Quote from onelot:
I'm just getting my feet wet learning about this stuff and was wondering if you guys might be able to point me toward any more resources software/books.
Here's some stuff to start with:
http://archives.math.utk.edu/topics/probability.html
The Analysis of Time Series an Introduction by C. Chatfield
Statistical Data Analysis Handbook by Fancis Wall
Probability and Statistics by Athanasios Papoulis
I have a couple of questions that maybe you guys could help me with.
The first is: should every time frame that your're looking to test on be considered a seperate data series. I know that yes will probably be the answer but it ties into the next question.
I treat all data for a symbol as part of the same time series regardless of the period I'm analyzing. The beginners in the field used to look at the data and try and find something with a positive expectation. Then they did a walkforward test to show that it persisted. I've looked at that method and found it to be pretty useless because all they're doing is mapping to the old character of the data and hoping that it continued into the future.
What I'm looking for is opportunities that show better results than 70% of random possible combinations. What I've found is these opportunities tend to persist year after year. This also gives me a objective method for stopping the use of a method before I lose any money with it.
Below is a gif for one daytrading model that has had 20+ years of profitability in the SP market. The overall profits are correllated with the daily range so that larger profits happened during periods of higher volatility.
Which is: should every variable in the individual prices (OHLC) be tested as individual data series or is there a way of grouping them... especially if you use all the inputs for trading decisions. Or I suppose the most thoruough would be to do all sorts of combinations. I can see how this could get tricky.

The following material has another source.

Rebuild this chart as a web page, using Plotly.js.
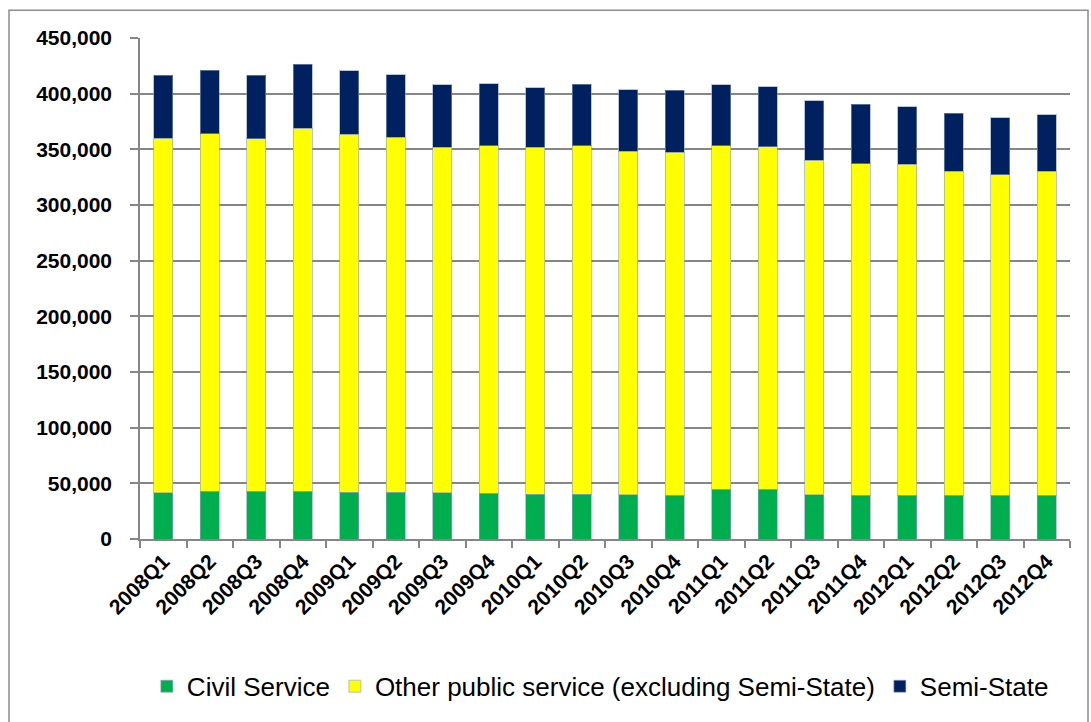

There's probably as many ways to view the data as there are chess moves. The more bars you look at, the more complex they become. I look at hundreds of different patterns to find relationships that may be interesting. It's only through banging out the analysis that I find something that beats randomness at a acceptable level. Here's some examples of grouping: current bar close to it's intra bar close (high+low)/2, inner range of the current bar (open and close versus high and low), high to range of current bar, etc. You can see this can go on and on. I temporarily exhausted my creativity in the hundreds of combinations but I know I'm only scratching the surface. Throw in a indicator such as macd with the patterns and you've added hundreds more combinations. If you need starting ideas, look at all the candlestick patterns.